**Work to do:**
Repeat only the lines running from the beginning of the material through the line that contains "const seriesNames = ['potential','|".

— Start Available data —

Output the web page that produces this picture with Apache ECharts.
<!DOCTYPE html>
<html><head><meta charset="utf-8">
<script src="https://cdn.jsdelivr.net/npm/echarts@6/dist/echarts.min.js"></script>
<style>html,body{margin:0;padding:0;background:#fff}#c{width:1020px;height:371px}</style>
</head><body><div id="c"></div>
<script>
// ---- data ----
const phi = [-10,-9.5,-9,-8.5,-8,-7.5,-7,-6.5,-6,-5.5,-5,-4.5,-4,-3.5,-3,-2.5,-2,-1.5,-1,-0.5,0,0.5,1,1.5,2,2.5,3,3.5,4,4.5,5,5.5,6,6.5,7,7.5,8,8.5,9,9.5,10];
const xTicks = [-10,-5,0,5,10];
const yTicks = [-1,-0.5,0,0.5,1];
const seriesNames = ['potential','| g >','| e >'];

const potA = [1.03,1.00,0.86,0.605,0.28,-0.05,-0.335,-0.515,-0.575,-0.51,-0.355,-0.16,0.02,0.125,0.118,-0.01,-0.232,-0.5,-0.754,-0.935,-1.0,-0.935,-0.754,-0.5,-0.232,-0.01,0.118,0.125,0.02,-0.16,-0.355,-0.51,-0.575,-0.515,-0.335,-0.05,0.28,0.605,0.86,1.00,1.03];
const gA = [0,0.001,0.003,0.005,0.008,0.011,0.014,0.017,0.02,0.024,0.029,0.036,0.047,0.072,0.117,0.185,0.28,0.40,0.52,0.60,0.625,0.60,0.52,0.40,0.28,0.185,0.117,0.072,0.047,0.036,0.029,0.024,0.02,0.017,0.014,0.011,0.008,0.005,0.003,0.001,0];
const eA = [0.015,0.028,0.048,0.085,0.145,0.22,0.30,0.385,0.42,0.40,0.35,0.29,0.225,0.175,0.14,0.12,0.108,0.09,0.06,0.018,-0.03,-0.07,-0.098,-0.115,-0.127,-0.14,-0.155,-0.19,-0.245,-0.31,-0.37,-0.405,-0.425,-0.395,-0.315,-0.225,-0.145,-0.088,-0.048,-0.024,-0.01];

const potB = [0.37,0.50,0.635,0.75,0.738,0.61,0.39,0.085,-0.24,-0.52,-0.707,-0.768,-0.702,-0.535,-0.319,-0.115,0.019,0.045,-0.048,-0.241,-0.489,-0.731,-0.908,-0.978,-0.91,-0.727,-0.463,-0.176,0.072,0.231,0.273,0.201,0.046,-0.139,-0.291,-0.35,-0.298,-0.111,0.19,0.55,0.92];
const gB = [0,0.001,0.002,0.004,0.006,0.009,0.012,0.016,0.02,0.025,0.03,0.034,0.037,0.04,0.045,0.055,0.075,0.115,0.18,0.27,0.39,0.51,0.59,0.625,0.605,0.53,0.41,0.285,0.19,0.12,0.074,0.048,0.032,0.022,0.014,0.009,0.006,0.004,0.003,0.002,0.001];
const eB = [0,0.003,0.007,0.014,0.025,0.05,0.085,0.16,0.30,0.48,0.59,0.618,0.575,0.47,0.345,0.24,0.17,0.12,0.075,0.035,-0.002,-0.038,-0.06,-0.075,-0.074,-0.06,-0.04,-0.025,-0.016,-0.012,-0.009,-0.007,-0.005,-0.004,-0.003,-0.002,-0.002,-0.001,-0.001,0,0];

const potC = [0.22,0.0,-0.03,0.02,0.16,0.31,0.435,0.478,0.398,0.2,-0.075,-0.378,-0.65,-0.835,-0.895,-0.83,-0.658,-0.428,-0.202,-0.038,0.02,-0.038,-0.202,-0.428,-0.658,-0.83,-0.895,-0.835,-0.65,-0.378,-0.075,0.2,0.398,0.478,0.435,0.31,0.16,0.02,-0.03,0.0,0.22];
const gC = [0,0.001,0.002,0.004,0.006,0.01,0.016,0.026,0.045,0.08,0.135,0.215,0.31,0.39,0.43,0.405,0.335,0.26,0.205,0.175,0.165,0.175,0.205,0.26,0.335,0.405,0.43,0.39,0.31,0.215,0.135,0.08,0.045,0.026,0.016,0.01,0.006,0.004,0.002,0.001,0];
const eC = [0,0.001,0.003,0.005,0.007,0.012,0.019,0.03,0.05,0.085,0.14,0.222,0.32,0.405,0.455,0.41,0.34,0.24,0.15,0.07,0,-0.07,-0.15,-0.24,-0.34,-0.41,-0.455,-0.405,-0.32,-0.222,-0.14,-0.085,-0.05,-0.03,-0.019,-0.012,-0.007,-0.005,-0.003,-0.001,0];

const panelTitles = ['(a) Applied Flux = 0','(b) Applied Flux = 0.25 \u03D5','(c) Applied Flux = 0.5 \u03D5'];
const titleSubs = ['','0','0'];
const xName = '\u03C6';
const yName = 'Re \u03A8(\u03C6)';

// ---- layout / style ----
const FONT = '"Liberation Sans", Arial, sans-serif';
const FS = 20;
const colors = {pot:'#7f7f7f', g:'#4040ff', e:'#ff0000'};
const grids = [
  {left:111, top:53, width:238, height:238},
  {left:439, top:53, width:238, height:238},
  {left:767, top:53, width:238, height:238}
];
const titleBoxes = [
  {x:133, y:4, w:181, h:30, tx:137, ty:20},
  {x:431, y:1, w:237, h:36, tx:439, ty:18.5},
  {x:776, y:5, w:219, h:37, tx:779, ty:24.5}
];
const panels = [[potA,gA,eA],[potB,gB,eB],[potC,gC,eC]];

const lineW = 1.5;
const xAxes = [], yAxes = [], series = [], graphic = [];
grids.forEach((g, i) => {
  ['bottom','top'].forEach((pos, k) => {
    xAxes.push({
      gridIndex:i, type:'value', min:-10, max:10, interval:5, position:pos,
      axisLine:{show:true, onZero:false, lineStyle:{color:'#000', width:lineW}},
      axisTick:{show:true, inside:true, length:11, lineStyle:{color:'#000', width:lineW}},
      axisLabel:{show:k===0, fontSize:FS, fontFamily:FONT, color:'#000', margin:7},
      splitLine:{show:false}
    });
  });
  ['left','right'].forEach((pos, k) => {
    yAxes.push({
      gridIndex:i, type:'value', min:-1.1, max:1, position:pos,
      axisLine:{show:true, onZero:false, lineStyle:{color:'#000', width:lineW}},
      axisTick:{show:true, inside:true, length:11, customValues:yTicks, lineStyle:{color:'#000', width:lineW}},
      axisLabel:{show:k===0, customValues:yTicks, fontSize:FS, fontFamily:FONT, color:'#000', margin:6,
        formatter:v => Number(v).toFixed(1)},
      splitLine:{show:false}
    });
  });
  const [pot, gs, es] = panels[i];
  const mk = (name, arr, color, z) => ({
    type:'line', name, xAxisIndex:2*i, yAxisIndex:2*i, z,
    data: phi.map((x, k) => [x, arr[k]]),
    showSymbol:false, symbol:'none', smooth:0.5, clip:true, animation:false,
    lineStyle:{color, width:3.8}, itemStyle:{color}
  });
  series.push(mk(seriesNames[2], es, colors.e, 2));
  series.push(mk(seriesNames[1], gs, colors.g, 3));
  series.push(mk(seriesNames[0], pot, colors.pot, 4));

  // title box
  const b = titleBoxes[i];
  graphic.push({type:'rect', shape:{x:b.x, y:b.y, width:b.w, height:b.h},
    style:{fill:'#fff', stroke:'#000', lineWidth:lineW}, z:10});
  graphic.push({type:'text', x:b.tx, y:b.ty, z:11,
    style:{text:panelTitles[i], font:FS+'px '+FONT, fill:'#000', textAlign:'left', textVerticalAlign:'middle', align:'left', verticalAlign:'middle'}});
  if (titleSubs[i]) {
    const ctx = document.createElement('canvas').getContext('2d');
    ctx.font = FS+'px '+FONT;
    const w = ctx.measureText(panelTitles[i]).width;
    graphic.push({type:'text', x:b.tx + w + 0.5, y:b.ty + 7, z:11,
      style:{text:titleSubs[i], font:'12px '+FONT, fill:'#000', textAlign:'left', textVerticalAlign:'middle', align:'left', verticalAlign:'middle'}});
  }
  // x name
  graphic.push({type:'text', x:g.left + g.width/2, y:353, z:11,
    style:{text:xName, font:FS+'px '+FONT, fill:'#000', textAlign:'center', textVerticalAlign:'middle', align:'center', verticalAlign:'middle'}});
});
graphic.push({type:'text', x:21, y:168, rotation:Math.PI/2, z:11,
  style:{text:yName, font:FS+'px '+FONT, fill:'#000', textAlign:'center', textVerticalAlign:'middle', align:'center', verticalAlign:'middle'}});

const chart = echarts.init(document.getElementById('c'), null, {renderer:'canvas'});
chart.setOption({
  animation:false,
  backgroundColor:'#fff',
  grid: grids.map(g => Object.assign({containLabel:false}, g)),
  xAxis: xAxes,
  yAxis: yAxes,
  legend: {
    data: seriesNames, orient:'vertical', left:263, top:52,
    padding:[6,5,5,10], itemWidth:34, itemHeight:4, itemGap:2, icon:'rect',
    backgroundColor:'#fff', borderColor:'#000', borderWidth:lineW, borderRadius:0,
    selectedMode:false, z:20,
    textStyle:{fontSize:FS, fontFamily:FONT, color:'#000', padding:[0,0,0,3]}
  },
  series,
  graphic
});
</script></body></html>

— End Available data —

**Final result:**
Output the web page that produces this picture with Apache ECharts.
<!DOCTYPE html>
<html><head><meta charset="utf-8">
<script src="https://cdn.jsdelivr.net/npm/echarts@6/dist/echarts.min.js"></script>
<style>html,body{margin:0;padding:0;background:#fff}#c{width:1020px;height:371px}</style>
</head><body><div id="c"></div>
<script>
// ---- data ----
const phi = [-10,-9.5,-9,-8.5,-8,-7.5,-7,-6.5,-6,-5.5,-5,-4.5,-4,-3.5,-3,-2.5,-2,-1.5,-1,-0.5,0,0.5,1,1.5,2,2.5,3,3.5,4,4.5,5,5.5,6,6.5,7,7.5,8,8.5,9,9.5,10];
const xTicks = [-10,-5,0,5,10];
const yTicks = [-1,-0.5,0,0.5,1];
const seriesNames = ['potential','| g >','| e >'];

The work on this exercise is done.